**CHALLENGE**
Take every line from the listing below that includes "diagram" and copy it.

**DATA TO USE**
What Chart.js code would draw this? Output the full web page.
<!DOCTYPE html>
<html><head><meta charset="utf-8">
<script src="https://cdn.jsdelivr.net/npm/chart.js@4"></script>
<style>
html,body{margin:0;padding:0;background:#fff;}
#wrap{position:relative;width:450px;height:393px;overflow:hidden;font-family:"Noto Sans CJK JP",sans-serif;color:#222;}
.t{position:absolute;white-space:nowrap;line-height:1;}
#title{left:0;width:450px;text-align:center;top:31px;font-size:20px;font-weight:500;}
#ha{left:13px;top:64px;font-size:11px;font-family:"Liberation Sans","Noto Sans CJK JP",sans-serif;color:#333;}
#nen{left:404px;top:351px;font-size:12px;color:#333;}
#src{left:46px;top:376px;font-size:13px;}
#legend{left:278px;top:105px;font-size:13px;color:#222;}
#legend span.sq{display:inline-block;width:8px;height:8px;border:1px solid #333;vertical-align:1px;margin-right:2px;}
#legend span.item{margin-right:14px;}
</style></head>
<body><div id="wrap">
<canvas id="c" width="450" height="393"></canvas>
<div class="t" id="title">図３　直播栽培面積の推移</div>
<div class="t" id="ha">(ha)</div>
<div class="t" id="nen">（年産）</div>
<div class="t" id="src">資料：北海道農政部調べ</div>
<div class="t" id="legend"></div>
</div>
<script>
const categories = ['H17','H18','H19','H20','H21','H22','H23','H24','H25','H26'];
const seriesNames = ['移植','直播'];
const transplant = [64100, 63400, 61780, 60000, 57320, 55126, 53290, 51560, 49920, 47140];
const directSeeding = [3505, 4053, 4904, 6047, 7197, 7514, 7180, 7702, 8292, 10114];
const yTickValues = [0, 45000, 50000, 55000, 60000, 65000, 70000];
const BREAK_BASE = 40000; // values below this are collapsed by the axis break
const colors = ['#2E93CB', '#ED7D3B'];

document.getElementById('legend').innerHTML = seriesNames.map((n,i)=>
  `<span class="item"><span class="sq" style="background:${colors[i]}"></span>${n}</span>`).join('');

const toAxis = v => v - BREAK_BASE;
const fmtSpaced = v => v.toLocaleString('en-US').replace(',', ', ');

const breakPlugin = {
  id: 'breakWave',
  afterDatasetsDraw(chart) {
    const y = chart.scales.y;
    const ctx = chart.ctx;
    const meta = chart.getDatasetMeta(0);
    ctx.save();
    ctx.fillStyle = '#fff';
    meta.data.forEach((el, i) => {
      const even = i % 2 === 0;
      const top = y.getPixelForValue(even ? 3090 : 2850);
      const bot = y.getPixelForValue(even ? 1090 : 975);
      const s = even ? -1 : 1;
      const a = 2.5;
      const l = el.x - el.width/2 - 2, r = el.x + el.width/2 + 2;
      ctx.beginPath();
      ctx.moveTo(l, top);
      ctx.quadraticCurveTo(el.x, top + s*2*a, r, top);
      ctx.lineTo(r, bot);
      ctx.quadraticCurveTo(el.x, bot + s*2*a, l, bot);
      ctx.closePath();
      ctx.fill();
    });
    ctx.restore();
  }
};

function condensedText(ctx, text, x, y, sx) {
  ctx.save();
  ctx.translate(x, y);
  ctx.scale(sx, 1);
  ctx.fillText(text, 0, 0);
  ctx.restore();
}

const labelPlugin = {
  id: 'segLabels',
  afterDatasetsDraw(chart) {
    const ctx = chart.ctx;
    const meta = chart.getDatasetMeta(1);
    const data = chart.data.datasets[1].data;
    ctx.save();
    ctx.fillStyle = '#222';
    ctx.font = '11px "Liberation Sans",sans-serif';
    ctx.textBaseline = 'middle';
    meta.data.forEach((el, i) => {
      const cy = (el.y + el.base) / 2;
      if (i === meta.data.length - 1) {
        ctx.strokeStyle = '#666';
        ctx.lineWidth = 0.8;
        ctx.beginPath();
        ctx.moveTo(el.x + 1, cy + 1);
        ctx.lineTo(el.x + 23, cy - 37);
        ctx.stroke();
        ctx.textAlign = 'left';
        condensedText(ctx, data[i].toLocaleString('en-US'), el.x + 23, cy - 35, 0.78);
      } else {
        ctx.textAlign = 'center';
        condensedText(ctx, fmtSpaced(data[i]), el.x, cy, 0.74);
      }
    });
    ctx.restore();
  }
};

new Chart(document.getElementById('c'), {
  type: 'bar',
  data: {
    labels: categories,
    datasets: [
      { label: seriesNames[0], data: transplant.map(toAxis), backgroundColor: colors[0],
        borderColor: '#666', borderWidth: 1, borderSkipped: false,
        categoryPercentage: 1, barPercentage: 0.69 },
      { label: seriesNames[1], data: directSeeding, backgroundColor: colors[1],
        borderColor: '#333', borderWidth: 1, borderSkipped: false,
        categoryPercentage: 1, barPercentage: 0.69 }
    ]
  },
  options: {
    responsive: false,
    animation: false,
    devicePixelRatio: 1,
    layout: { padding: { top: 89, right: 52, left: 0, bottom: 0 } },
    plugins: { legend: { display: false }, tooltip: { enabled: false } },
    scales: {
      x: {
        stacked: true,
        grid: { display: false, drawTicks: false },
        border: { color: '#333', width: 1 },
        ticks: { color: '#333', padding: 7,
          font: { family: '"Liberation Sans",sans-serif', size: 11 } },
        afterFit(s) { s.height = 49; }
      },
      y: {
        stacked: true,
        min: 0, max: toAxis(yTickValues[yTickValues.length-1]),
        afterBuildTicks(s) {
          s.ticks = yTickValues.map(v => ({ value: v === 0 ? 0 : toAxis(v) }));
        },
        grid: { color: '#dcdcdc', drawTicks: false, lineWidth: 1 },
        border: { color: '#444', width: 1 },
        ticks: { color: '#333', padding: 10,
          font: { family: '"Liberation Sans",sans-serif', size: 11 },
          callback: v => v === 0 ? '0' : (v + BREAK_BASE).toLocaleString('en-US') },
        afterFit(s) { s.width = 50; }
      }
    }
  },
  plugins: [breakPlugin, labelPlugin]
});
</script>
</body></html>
--
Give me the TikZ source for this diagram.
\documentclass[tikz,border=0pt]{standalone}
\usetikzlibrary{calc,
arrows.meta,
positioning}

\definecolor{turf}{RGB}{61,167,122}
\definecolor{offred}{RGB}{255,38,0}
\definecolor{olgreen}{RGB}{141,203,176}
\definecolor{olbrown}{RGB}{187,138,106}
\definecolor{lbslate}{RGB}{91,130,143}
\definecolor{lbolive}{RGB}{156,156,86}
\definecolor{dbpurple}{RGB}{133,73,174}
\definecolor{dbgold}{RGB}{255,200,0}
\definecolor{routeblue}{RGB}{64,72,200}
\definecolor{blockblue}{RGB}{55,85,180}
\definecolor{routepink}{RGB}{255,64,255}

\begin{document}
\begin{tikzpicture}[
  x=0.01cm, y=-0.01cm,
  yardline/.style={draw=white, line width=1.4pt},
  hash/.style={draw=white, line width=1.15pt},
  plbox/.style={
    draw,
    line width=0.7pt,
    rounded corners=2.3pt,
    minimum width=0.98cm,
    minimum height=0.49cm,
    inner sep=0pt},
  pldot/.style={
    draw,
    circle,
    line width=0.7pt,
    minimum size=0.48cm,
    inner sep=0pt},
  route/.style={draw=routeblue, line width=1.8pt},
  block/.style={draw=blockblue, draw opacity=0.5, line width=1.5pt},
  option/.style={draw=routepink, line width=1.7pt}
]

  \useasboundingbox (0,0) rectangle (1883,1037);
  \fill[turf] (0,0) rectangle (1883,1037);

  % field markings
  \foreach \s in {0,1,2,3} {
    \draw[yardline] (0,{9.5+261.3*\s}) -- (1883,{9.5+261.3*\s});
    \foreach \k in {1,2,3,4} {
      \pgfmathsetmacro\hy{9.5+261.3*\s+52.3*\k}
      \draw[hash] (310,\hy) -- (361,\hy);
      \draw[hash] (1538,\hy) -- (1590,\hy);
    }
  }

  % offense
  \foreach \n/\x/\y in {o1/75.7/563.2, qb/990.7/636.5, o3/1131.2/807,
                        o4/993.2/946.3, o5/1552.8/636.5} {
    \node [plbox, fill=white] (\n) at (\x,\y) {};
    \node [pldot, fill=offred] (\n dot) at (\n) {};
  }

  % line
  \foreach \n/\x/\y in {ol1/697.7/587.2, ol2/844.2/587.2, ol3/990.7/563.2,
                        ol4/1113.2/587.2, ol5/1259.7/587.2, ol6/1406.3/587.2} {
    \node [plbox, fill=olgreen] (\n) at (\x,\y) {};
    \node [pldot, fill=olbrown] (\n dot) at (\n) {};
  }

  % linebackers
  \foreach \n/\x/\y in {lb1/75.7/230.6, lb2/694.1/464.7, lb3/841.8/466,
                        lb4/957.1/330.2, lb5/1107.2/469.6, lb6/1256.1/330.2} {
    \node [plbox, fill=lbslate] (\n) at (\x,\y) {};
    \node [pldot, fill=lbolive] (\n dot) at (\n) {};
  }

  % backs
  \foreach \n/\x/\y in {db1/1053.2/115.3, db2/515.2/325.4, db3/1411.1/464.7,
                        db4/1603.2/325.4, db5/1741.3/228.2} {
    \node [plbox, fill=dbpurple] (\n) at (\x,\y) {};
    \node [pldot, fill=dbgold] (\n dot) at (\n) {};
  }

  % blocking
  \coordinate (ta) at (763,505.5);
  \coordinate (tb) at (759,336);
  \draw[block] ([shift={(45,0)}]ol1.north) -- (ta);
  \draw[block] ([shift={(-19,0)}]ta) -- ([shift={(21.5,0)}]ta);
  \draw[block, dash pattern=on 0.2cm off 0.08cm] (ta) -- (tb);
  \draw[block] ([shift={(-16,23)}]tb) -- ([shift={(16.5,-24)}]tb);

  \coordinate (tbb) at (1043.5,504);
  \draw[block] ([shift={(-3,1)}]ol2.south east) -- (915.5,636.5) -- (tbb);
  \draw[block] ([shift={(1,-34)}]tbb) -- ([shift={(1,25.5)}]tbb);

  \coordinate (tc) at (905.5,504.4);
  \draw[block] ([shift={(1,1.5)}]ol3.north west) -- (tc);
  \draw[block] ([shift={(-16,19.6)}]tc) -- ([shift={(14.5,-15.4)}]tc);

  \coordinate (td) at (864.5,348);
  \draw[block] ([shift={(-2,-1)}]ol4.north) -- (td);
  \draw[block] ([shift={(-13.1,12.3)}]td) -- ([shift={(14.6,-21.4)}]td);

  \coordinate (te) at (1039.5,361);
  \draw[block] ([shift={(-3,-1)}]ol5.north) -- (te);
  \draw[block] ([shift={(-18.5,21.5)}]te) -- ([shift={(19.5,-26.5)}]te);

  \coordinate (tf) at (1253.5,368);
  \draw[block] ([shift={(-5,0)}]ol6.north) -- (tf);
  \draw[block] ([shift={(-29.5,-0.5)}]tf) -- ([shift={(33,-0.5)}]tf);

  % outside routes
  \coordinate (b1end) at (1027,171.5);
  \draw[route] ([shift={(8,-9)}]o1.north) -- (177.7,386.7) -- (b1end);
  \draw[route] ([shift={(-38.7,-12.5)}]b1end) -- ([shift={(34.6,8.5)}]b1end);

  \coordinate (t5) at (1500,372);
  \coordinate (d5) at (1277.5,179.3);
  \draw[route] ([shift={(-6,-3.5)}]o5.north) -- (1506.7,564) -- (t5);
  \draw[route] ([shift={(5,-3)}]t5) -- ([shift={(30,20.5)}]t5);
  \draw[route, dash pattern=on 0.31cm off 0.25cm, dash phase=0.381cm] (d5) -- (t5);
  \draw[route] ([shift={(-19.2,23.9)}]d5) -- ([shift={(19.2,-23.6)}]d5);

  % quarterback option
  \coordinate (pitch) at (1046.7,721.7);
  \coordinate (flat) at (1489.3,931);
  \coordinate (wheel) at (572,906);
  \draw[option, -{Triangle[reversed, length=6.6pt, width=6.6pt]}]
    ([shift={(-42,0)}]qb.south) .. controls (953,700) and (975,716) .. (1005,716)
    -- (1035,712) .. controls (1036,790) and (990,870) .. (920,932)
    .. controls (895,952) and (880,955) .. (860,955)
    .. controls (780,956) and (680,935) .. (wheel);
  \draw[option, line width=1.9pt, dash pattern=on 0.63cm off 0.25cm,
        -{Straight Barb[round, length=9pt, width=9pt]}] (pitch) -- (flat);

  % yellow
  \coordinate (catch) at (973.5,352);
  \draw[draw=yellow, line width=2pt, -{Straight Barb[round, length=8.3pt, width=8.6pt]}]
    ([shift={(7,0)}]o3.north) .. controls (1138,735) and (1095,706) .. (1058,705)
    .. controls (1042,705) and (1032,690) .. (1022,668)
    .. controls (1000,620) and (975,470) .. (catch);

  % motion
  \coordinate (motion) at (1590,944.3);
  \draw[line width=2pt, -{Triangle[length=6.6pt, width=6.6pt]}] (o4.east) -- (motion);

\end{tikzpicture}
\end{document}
==
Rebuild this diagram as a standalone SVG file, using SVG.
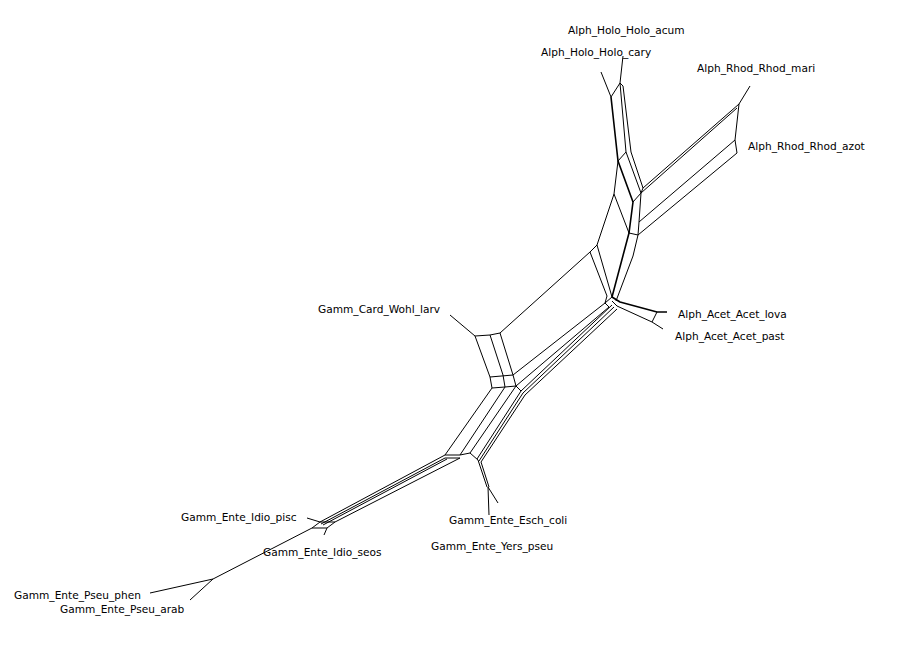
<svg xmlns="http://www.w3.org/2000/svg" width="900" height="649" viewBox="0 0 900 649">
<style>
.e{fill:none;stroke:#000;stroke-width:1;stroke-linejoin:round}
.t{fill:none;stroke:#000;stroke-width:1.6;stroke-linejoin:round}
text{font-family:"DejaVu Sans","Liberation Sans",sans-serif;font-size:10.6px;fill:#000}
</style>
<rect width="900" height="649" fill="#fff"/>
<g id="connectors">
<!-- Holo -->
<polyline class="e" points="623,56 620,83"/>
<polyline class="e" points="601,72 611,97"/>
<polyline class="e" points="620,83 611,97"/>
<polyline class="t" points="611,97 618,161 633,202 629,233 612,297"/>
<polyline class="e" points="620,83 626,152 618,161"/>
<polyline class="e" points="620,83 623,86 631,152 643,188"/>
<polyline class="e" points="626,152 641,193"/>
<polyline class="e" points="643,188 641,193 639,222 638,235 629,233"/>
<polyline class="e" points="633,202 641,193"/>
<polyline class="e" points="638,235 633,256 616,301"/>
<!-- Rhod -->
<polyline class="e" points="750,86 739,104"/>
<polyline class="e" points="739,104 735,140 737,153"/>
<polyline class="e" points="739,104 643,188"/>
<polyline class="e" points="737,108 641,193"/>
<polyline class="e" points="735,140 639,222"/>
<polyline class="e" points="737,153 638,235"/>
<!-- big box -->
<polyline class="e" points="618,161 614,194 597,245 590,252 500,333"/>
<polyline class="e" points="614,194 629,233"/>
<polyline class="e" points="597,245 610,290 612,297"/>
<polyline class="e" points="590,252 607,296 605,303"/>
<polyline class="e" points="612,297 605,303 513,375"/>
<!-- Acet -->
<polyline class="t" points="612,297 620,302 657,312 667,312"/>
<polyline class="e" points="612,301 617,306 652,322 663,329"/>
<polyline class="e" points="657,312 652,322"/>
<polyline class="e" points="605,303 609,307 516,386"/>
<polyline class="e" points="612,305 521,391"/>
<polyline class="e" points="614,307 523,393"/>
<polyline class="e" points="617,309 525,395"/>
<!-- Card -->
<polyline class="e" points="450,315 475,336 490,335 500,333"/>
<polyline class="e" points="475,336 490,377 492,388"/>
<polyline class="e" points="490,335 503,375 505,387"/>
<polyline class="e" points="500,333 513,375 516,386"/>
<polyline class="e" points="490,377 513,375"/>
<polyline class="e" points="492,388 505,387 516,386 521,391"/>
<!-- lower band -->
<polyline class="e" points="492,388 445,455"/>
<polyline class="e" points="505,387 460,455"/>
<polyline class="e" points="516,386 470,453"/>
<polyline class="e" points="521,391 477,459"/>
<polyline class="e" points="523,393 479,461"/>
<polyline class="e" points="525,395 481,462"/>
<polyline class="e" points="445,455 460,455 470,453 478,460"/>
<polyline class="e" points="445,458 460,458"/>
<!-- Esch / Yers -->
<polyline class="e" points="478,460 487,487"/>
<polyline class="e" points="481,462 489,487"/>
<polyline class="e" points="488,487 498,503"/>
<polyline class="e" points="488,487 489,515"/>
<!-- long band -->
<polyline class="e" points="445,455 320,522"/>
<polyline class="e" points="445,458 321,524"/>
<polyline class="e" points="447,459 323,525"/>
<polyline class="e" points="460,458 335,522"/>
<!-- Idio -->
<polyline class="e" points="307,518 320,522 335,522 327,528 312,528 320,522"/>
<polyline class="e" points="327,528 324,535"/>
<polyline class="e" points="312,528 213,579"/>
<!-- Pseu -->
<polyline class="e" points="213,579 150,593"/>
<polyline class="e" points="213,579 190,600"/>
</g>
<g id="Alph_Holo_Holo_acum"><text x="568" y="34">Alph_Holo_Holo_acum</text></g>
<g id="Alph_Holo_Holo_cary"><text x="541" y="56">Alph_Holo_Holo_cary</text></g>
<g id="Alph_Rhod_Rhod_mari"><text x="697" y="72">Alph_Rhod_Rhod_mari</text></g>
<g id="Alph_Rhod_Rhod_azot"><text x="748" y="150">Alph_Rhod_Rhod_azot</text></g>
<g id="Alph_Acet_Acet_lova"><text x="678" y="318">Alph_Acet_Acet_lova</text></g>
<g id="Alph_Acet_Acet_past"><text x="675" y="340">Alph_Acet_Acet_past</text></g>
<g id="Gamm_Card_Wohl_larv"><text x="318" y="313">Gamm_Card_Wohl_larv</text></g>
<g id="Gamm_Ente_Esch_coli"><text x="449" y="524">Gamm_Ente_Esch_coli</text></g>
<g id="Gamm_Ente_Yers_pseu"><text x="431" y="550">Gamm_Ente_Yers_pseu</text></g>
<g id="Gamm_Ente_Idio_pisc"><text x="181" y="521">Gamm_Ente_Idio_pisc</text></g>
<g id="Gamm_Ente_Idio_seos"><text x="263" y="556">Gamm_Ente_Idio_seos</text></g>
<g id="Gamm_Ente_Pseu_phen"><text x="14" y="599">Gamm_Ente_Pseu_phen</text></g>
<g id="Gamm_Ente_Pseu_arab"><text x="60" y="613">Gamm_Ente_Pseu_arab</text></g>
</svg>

**OUTPUT**
Give me the TikZ source for this diagram.
Rebuild this diagram as a standalone SVG file, using SVG.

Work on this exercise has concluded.